O argumento era pertinente. Ainda assim, eu recusava-me a aceitar a ideia de que um talento assim brotava de forma absolutamente espontânea, como se caísse do céu, sem haver um solo fecundo e preparado onde ele pudesse florescer. Estava, aliás, a pensar no título do famoso livro de Norbert Elias – Mozart, Sociologia de um Génio. No fim de contas, até um génio tem um contexto e não pode escapar à vida em sociedade.
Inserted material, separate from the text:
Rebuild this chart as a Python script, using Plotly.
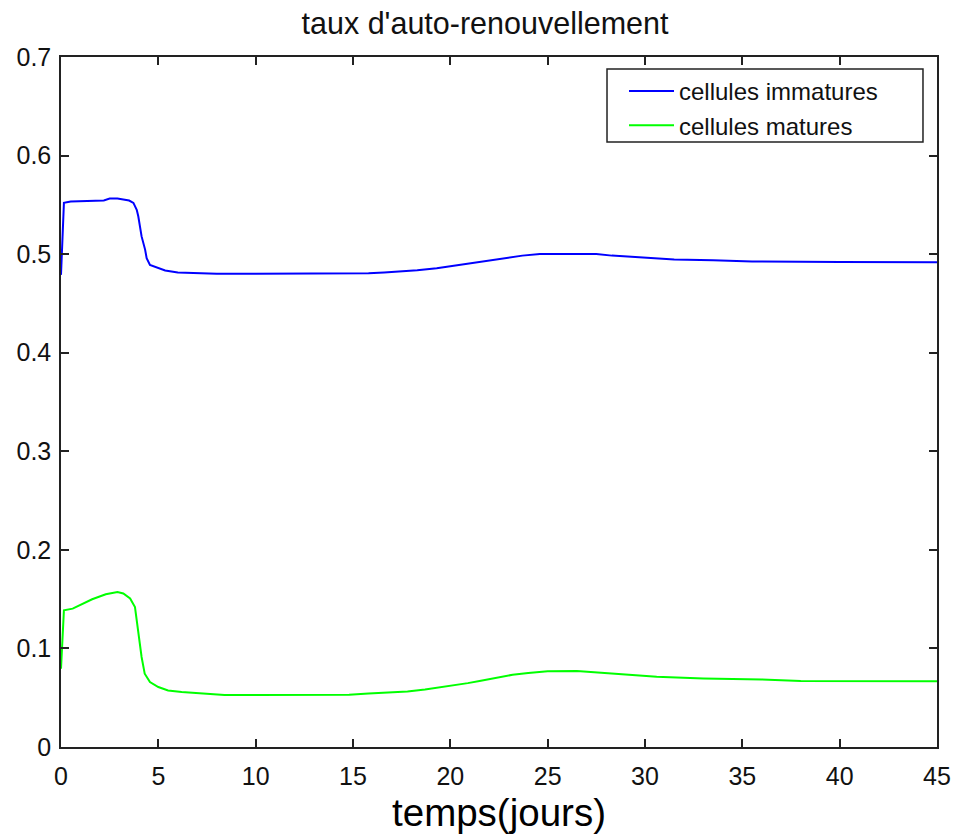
import plotly.graph_objects as go

# time (days)
t_imm = [0, 0.15, 0.5, 1.0, 1.6, 2.2, 2.5, 2.9, 3.2, 3.5, 3.72, 3.89, 3.97, 4.06, 4.14,
         4.32, 4.4, 4.57, 4.83, 5.35, 6.0, 6.5, 8, 10, 12, 14, 15.8, 16.6, 17.4, 18.3,
         19.3, 20.1, 20.8, 21.5, 22.1, 22.9, 23.7, 24.6, 26.0, 27.5, 28.3, 29.9, 31.5,
         33.5, 35.5, 40, 45]
v_imm = [0.479, 0.552, 0.5535, 0.5537, 0.5537, 0.5545, 0.5564, 0.5564, 0.5555, 0.5544, 0.552,
         0.545, 0.5384, 0.528, 0.518, 0.5046, 0.496, 0.489, 0.487, 0.4835, 0.4815, 0.481,
         0.4802, 0.480, 0.480, 0.480, 0.4805, 0.4815, 0.4825, 0.4837, 0.4858, 0.488, 0.490,
         0.492, 0.494, 0.4962, 0.4985, 0.5002, 0.5004, 0.5002, 0.4985, 0.4965, 0.4945,
         0.4938, 0.4925, 0.492, 0.4918]

t_mat = [0, 0.15, 0.6, 1.1, 1.6, 2.3, 2.9, 3.2, 3.55, 3.8, 3.89, 3.97, 4.14, 4.3, 4.57,
         5.0, 5.5, 6.2, 7.4, 8.4, 10, 12, 14.8, 15.8, 16.9, 17.8, 18.7, 19.5, 20.3, 20.9,
         21.5, 22.1, 22.7, 23.2, 24.0, 25.0, 26.5, 27.7, 29.0, 30.6, 33, 36, 38, 42, 45]
v_mat = [0.0795, 0.1387, 0.1404, 0.1455, 0.1499, 0.155, 0.1573, 0.1557, 0.1506, 0.142,
         0.1286, 0.1116, 0.0913, 0.0744, 0.0659, 0.0608, 0.0574, 0.0557, 0.054, 0.0527,
         0.0527, 0.0527, 0.0530, 0.0544, 0.0552, 0.0564, 0.0584, 0.0605, 0.0628, 0.0648,
         0.0669, 0.0689, 0.0713, 0.0733, 0.075, 0.0768, 0.077, 0.0755, 0.0735, 0.0713,
         0.0695, 0.0685, 0.0669, 0.0667, 0.0667]

series_names = ["cellules immatures", "cellules matures"]
title_text = "taux d'auto-renouvellement"
xlabel = "temps(jours)"
x_ticks = [0, 5, 10, 15, 20, 25, 30, 35, 40, 45]
y_ticks = [0, 0.1, 0.2, 0.3, 0.4, 0.5, 0.6, 0.7]
y_ticklabels = ["0", "0.1", "0.2", "0.3", "0.4", "0.5", "0.6", "0.7"]

FONT = "Liberation Sans, Arial, sans-serif"

fig = go.Figure()
fig.add_trace(go.Scatter(x=t_imm, y=v_imm, mode="lines", name=series_names[0],
                         line=dict(color="#0000FF", width=2)))
fig.add_trace(go.Scatter(x=t_mat, y=v_mat, mode="lines", name=series_names[1],
                         line=dict(color="#00FF00", width=2)))

axis_common = dict(showgrid=False, zeroline=False, showline=True, linecolor="#222222",
                   linewidth=1.5, mirror="ticks", ticks="inside", ticklen=8,
                   tickcolor="#222222", tickwidth=1.5, automargin=False,
                   tickfont=dict(family=FONT, size=25, color="#111111"))

# legend frame (paper coordinates)
fig.add_shape(type="rect", xref="paper", yref="paper",
              x0=0.6233, x1=0.984, y0=0.8768, y1=0.9826,
              line=dict(color="#222222", width=1.5), fillcolor="white", layer="above")

fig.update_layout(
    width=953, height=834,
    paper_bgcolor="white", plot_bgcolor="white",
    margin=dict(l=61, r=16, t=57, b=87, autoexpand=False),
    title=dict(text=title_text, x=485 / 953, xref="container", xanchor="center",
               y=1 - 23 / 834, yref="container", yanchor="middle", automargin=False,
               font=dict(family=FONT, size=30.5, color="#111111")),
    xaxis=dict(range=[0, 45], tickvals=x_ticks, ticklabelstandoff=6, **axis_common,
               title=dict(text=xlabel, font=dict(family=FONT, size=38.5, color="#000000"),
                          standoff=22)),
    yaxis=dict(range=[0, 0.7], tickvals=y_ticks, ticktext=y_ticklabels,
               ticklabelstandoff=3, **axis_common),
    legend=dict(x=0.6427, y=0.9826, xanchor="left", yanchor="top",
                bgcolor="rgba(0,0,0,0)", borderwidth=0,
                font=dict(family=FONT, size=24, color="#111111"),
                itemwidth=45, tracegroupgap=0),
    showlegend=True,
)

fig.write_html("out.html", config={"displayModeBar": False},
               post_script="document.body.style.margin='0px';")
«A imagem que ressalta de cartas, relatos e outros documentos não se coaduna com a imagem ideal pré-concebida de um génio», escreve Elias. «Mozart era uma pessoa simples, que não deixava uma grande impressão a quem se cruzava com ele na rua, muitas vezes infantil e, no trato particular, por vezes bastante livre na utilização de metáforas que se referiam a excreções anais». Por essas e por outras, o retrato que dele fez Milos Forman no inesquecível Amadeus terá deixado a então primeira-ministra britânica Margaret Thatcher um tanto desconfortável.
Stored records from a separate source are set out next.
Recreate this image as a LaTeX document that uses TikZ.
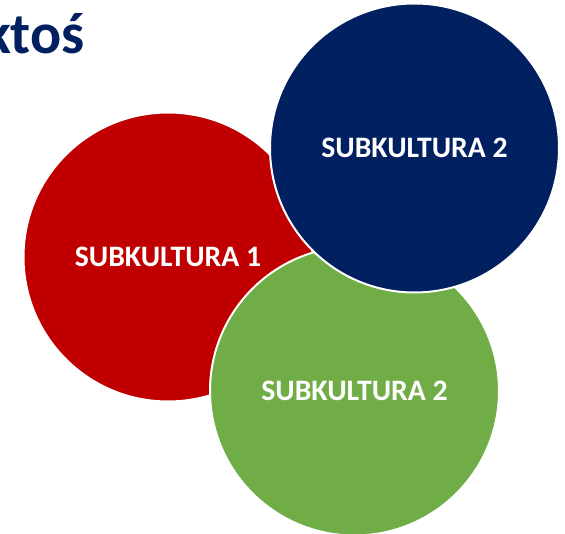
\documentclass[tikz,border=0pt]{standalone}
\usepackage{fontspec}
\setmainfont{Carlito}
\definecolor{cred}{HTML}{C00000}
\definecolor{cblue}{HTML}{002060}
\definecolor{cgreen}{HTML}{70AD47}
\begin{document}
\begin{tikzpicture}[x=1pt,y=1pt,
  bubble/.style={circle,draw=white,line width=2pt,inner sep=0pt,minimum size=289pt,text=white,font=\fontsize{29.7}{33}\selectfont\bfseries}]
\useasboundingbox[fill=white] (0,0) rectangle (565,-534);
\node[anchor=base west,text=cblue,font=\fontsize{58}{64}\selectfont\bfseries,inner sep=0pt] (title) at (-17,-54) {ktoś};
\node[bubble,fill=cred] (red) at (168,-257) {SUBKULTURA 1};
\node[bubble,fill=cgreen] (green) at (354.5,-391) {SUBKULTURA 2};
\node[bubble,fill=cblue] (blue) at (414.5,-148) {SUBKULTURA 2};
\end{tikzpicture}
\end{document}
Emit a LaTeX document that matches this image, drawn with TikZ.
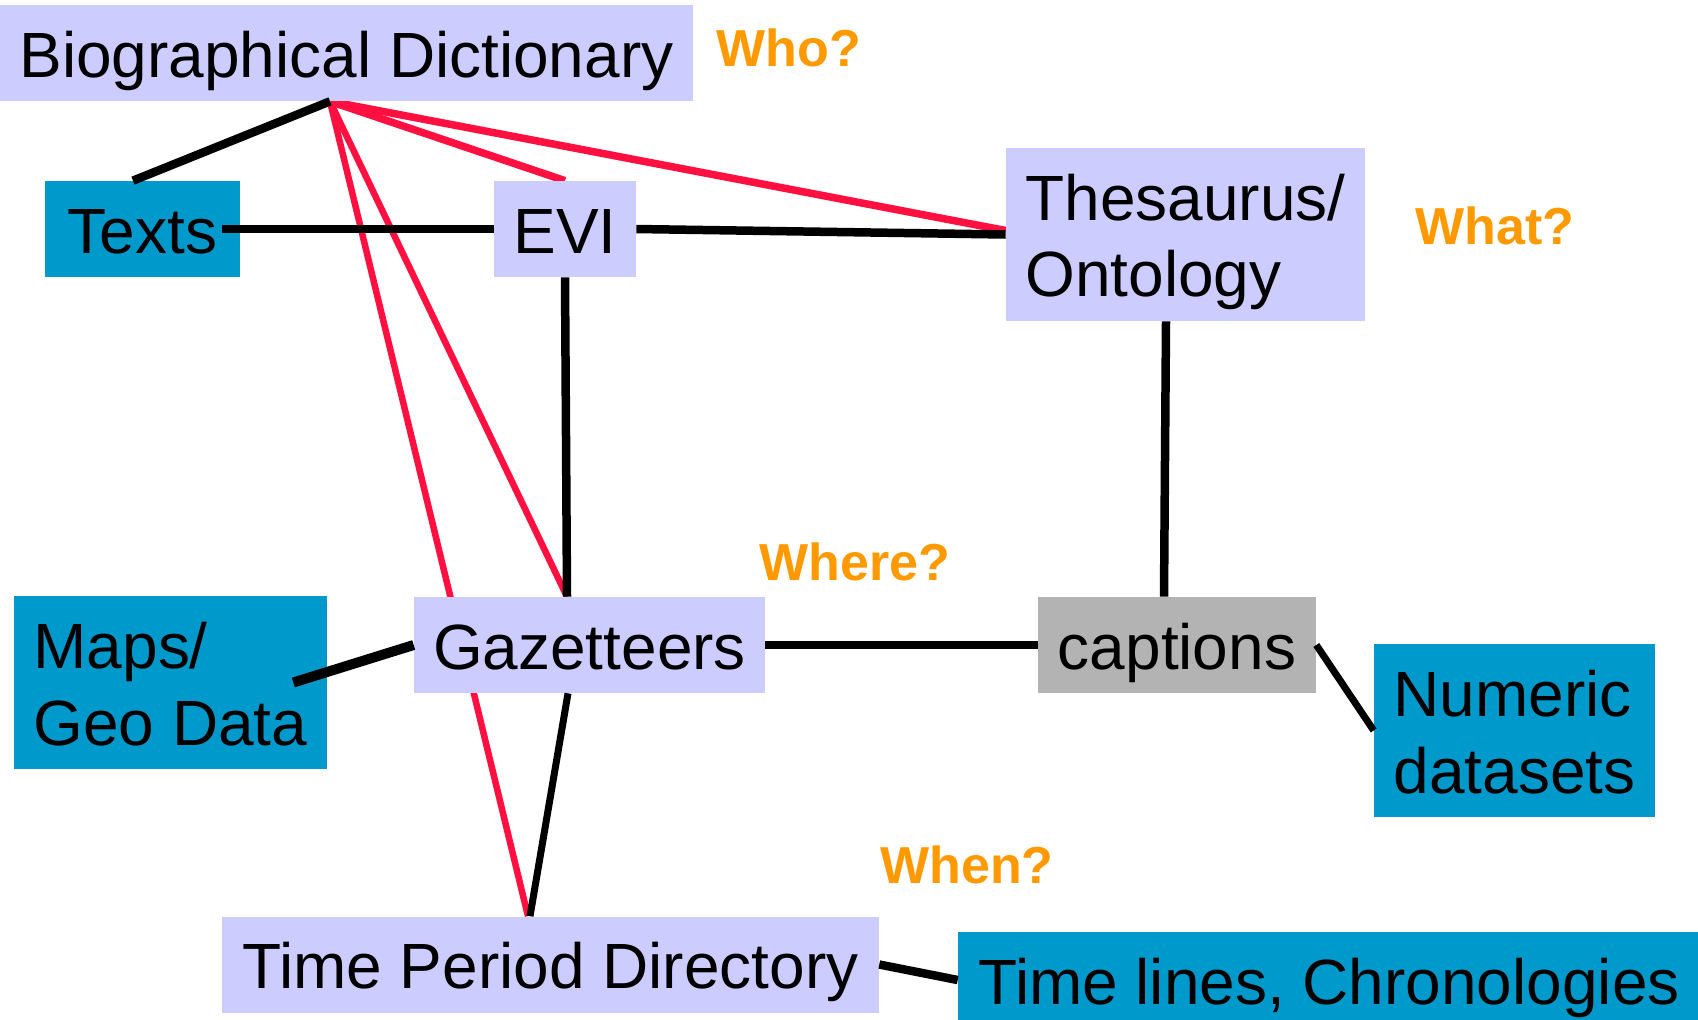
\documentclass[tikz,border=0pt]{standalone}
\usepackage{fontspec}
\setmainfont{Liberation Sans}
\usetikzlibrary{backgrounds}
\definecolor{lav}{RGB}{204,204,255}
\definecolor{sea}{RGB}{0,153,204}
\definecolor{ash}{RGB}{179,179,179}
\definecolor{rose}{RGB}{255,16,64}
\definecolor{amber}{RGB}{255,153,0}
\tikzset{
	box/.style={rectangle,inner sep=0pt,minimum height=1.92cm,text height=1.3cm,text depth=0.34cm,font=\fontsize{36.4}{43.8}\selectfont},
	twobox/.style={box,minimum height=3.46cm,text height=2.84cm,align=left},
	ask/.style={inner sep=0pt,text=amber,font=\fontsize{29.6}{35}\selectfont\bfseries},
	link/.style={line width=0.17cm},
	cross/.style={draw=rose,line width=0.13cm}
}

\begin{document}
\begin{tikzpicture}[x=0.02cm,y=-0.02cm]
		\useasboundingbox (0,0) rectangle (1698,1019);
		\clip (0,0) rectangle (1698,1019);
		\begin{scope}
			\node(bio) [box,fill=lav,minimum width=13.86cm] at (346.5,53) {Biographical Dictionary};
			\node(texts) [box,fill=sea,minimum width=3.9cm] at (142.5,229) {Texts};
			\node(evi) [box,fill=lav,minimum width=2.84cm] at (565,229) {EVI};
			\node(thes) [twobox,fill=lav,minimum width=7.18cm] at (1185.5,234.5) {Thesaurus/\\Ontology};
			\node(maps) [twobox,fill=sea,minimum width=6.26cm] at (170.5,682.5) {Maps/\\Geo Data};
			\node(gaz) [box,fill=lav,minimum width=7.02cm] at (589.5,645) {Gazetteers};
			\node(capt) [box,fill=ash,minimum width=5.56cm] at (1177,645) {captions};
			\node(num) [twobox,fill=sea,minimum width=5.62cm] at (1514.5,730.5) {Numeric\\datasets};
			\node(tpd) [box,fill=lav,minimum width=13.14cm] at (550.5,964.5) {Time Period Directory};
			\node(tl) [box,fill=sea,minimum width=14.84cm] at (1329,980) {Time lines, Chronologies};
			\node(who) [ask] at (789,48) {Who?};
			\node(what) [ask] at (1495,226) {What?};
			\node(where) [ask] at (855,562) {Where?};
			\node(when) [ask] at (967,865) {When?};
			% red links go behind the boxes
			\begin{scope}[on background layer]
				\path[cross]
					([xshift=-0.33cm]bio.south) edge[line width=0.15cm] (evi.north)
					([xshift=-0.33cm]bio.south) edge[line width=0.15cm] ([yshift=0.08cm]thes.west)
					([xshift=-0.33cm]bio.south) edge ([xshift=-0.45cm]gaz.north)
					([xshift=-0.33cm]bio.south) edge ([xshift=-0.45cm]tpd.north);
			\end{scope}
			\path[link]
				([xshift=-0.33cm]bio.south) edge ([xshift=-0.19cm]texts.north)
				([xshift=-0.36cm]texts.east) edge (evi.west)
				(evi.east) edge (thes.west)
				(evi.south) edge ([xshift=-0.45cm]gaz.north)
				([xshift=-0.39cm]thes.south) edge ([xshift=-0.26cm]capt.north)
				([xshift=-0.68cm]maps.east) edge[line width=0.2cm] (gaz.west)
				(gaz.east) edge (capt.west)
				([xshift=-0.43cm]gaz.south) edge[line width=0.14cm] ([xshift=-0.41cm]tpd.north)
				(capt.east) edge[line width=0.14cm] (num.west)
				(tpd.east) edge (tl.west);
		\end{scope}
	\end{tikzpicture}
\end{document}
Mozart um génio? Sem qualquer dúvida. Esta referência a uma faceta mais prosaica não pretende de alguma forma diminuí-lo ou derrubá-lo do pedestal onde merece estar.
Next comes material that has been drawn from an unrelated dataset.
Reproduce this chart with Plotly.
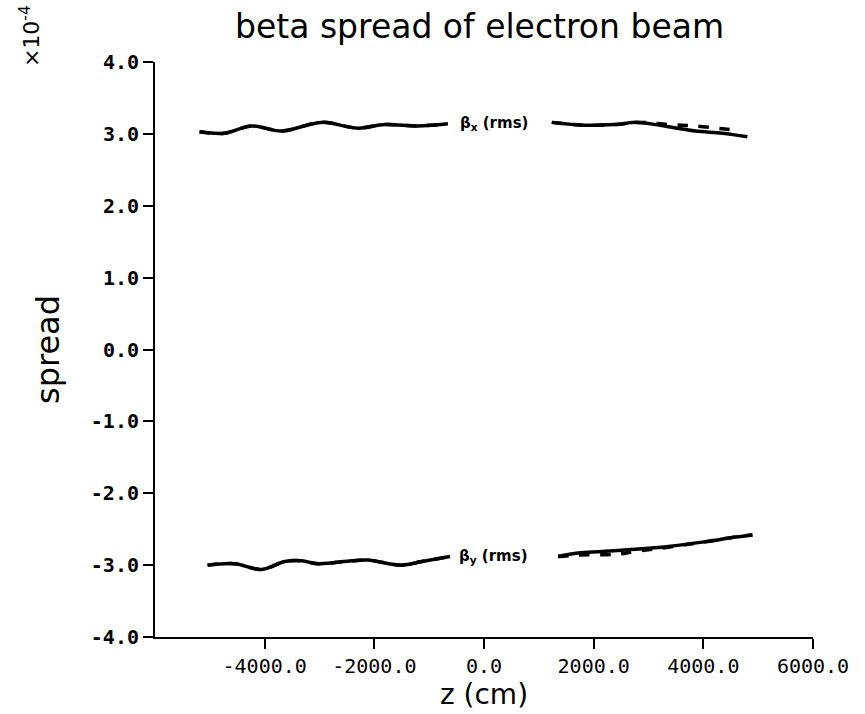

Mas nem por isso deixou de ser humano – e era precisamente nesse ponto que eu discordava do meu comensal.

Quanto à origem desse génio, viria uns dias mais tarde a encontrar uma passagem iluminadora em Conversas com Goethe, de Johann Peter Eckermann. A figura em questão era Shakespeare, em vez de Mozart.

«Quando o isolamos […] tem de se considerar a sua gigantesca grandeza como uma maravilha», diz Eckermann. «Mas se o analisamos no seu país e o colocamos no terreno próprio e na atmosfera do século em que viveu […] reconhece-se que […] que muito do que ele mostra tem origem na força criadora do tempo em que viveu».

A réplica de Goethe é ainda mais eloquente. «O caso de Shakespeare pode comparar-se ao das montanhas da Suíça. Se colocar o Monte Branco no meio da região plana da charneca de Luneburgo não encontrará, de espanto, palavras para exprimir a grandeza dele. Mas se o observar na pátria própria, cheia de montes gigantescos e chegar até ele percorrendo os seus grandes vizinhos, Jungfrau, Finsteraarhorn, Eiger, Wetterhom, Gotthard e Monte Rosa, o Monte Branco não deixará de ser um gigante, mas já não espantará tanto». Creio que esta metáfora diz tudo. Os génios tocam o céu, não caem dele.